* Exercise requirements *
Reproduce, word for word, the span of lines starting at the line holding "Output the web" and ending at the line holding "ctx = document.getElementById('budgetChart').getContext('2d');". Omit every picture.

* Extracted records *
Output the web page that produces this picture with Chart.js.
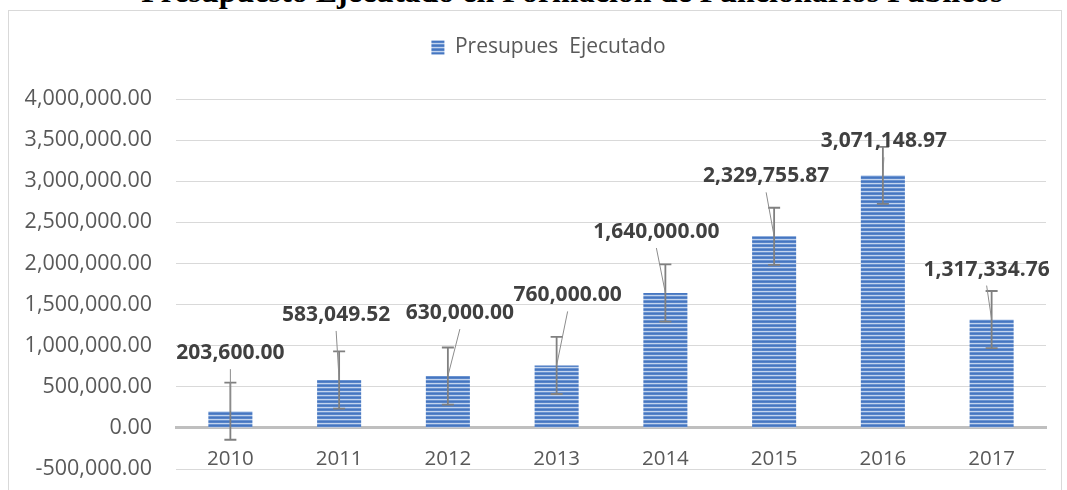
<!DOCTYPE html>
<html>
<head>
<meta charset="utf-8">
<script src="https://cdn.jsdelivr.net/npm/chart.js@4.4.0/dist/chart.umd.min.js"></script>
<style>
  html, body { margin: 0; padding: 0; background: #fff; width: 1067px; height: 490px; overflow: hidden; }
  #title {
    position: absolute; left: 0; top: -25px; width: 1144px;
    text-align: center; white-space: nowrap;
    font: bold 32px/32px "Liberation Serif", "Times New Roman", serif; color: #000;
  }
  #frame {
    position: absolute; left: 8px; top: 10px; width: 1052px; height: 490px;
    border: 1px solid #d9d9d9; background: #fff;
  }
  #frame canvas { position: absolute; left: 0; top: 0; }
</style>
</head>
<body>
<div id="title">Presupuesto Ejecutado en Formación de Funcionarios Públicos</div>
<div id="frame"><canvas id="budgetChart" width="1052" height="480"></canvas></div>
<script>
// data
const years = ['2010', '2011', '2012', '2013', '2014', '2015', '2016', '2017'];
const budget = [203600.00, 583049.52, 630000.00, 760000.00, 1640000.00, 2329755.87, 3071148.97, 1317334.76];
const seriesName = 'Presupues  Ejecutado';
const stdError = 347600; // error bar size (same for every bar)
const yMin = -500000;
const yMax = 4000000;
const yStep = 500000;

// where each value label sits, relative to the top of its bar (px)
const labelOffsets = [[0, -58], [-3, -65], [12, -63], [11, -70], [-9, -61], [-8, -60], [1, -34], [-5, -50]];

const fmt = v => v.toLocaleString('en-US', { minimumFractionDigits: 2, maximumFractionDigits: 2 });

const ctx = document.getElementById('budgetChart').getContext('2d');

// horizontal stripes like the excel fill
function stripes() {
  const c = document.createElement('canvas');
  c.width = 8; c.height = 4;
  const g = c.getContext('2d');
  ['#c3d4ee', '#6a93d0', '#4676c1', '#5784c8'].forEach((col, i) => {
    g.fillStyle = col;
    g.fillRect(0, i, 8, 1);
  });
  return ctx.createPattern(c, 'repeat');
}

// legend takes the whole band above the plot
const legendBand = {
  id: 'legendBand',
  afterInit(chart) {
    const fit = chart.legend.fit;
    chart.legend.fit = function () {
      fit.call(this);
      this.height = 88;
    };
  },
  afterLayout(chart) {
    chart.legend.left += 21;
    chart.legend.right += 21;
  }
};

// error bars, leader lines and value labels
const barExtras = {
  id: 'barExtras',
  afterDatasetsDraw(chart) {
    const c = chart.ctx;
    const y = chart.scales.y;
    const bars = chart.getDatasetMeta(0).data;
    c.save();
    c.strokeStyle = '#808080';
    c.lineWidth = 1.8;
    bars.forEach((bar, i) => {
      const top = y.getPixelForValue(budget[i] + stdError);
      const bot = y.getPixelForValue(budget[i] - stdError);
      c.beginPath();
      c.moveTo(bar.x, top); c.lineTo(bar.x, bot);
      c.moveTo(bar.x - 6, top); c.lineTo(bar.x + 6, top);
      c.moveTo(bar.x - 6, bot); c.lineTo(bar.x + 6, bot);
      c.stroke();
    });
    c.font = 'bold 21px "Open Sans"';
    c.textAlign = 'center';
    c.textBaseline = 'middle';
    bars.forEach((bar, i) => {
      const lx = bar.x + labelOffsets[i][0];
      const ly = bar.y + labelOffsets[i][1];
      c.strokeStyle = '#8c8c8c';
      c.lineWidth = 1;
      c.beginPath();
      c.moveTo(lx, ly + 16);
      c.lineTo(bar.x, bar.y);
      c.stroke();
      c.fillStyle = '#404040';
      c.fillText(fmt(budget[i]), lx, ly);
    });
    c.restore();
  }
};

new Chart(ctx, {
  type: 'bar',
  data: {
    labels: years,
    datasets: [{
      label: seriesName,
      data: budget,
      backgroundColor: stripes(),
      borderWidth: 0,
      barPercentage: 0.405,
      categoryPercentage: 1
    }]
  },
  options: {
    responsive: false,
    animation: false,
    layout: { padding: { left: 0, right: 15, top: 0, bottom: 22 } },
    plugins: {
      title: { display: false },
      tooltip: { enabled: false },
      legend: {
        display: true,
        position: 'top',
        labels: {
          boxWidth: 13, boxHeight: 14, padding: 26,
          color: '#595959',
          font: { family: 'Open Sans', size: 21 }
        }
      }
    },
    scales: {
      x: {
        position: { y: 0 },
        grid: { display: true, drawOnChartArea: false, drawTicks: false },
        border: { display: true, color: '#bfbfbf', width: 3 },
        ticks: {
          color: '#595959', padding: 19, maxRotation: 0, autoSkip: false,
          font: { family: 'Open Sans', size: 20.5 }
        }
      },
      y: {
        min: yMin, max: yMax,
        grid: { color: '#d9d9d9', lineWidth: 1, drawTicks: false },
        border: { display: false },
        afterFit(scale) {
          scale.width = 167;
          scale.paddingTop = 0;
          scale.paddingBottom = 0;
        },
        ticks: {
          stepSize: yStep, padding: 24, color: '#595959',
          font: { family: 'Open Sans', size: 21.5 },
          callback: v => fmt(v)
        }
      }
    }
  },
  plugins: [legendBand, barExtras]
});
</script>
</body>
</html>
--
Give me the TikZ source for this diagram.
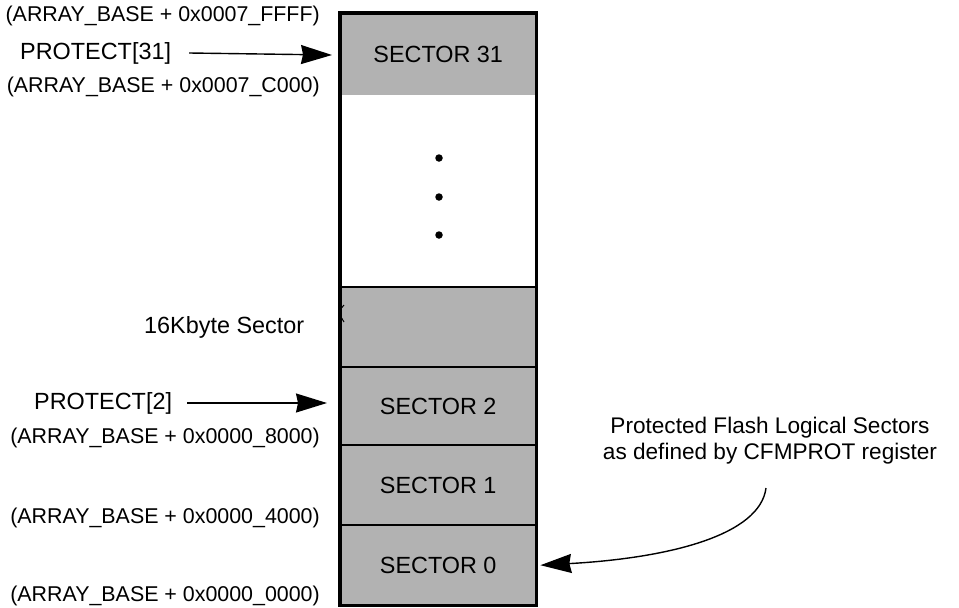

* Solution to this task *
Output the web page that produces this picture with Chart.js.
<!DOCTYPE html>
<html>
<head>
<meta charset="utf-8">
<script src="https://cdn.jsdelivr.net/npm/chart.js@4.4.0/dist/chart.umd.min.js"></script>
<style>
  html, body { margin: 0; padding: 0; background: #fff; width: 1067px; height: 490px; overflow: hidden; }
  #title {
    position: absolute; left: 0; top: -25px; width: 1144px;
    text-align: center; white-space: nowrap;
    font: bold 32px/32px "Liberation Serif", "Times New Roman", serif; color: #000;
  }
  #frame {
    position: absolute; left: 8px; top: 10px; width: 1052px; height: 490px;
    border: 1px solid #d9d9d9; background: #fff;
  }
  #frame canvas { position: absolute; left: 0; top: 0; }
</style>
</head>
<body>
<div id="title">Presupuesto Ejecutado en Formación de Funcionarios Públicos</div>
<div id="frame"><canvas id="budgetChart" width="1052" height="480"></canvas></div>
<script>
// data
const years = ['2010', '2011', '2012', '2013', '2014', '2015', '2016', '2017'];
const budget = [203600.00, 583049.52, 630000.00, 760000.00, 1640000.00, 2329755.87, 3071148.97, 1317334.76];
const seriesName = 'Presupues  Ejecutado';
const stdError = 347600; // error bar size (same for every bar)
const yMin = -500000;
const yMax = 4000000;
const yStep = 500000;

// where each value label sits, relative to the top of its bar (px)
const labelOffsets = [[0, -58], [-3, -65], [12, -63], [11, -70], [-9, -61], [-8, -60], [1, -34], [-5, -50]];

const fmt = v => v.toLocaleString('en-US', { minimumFractionDigits: 2, maximumFractionDigits: 2 });

const ctx = document.getElementById('budgetChart').getContext('2d');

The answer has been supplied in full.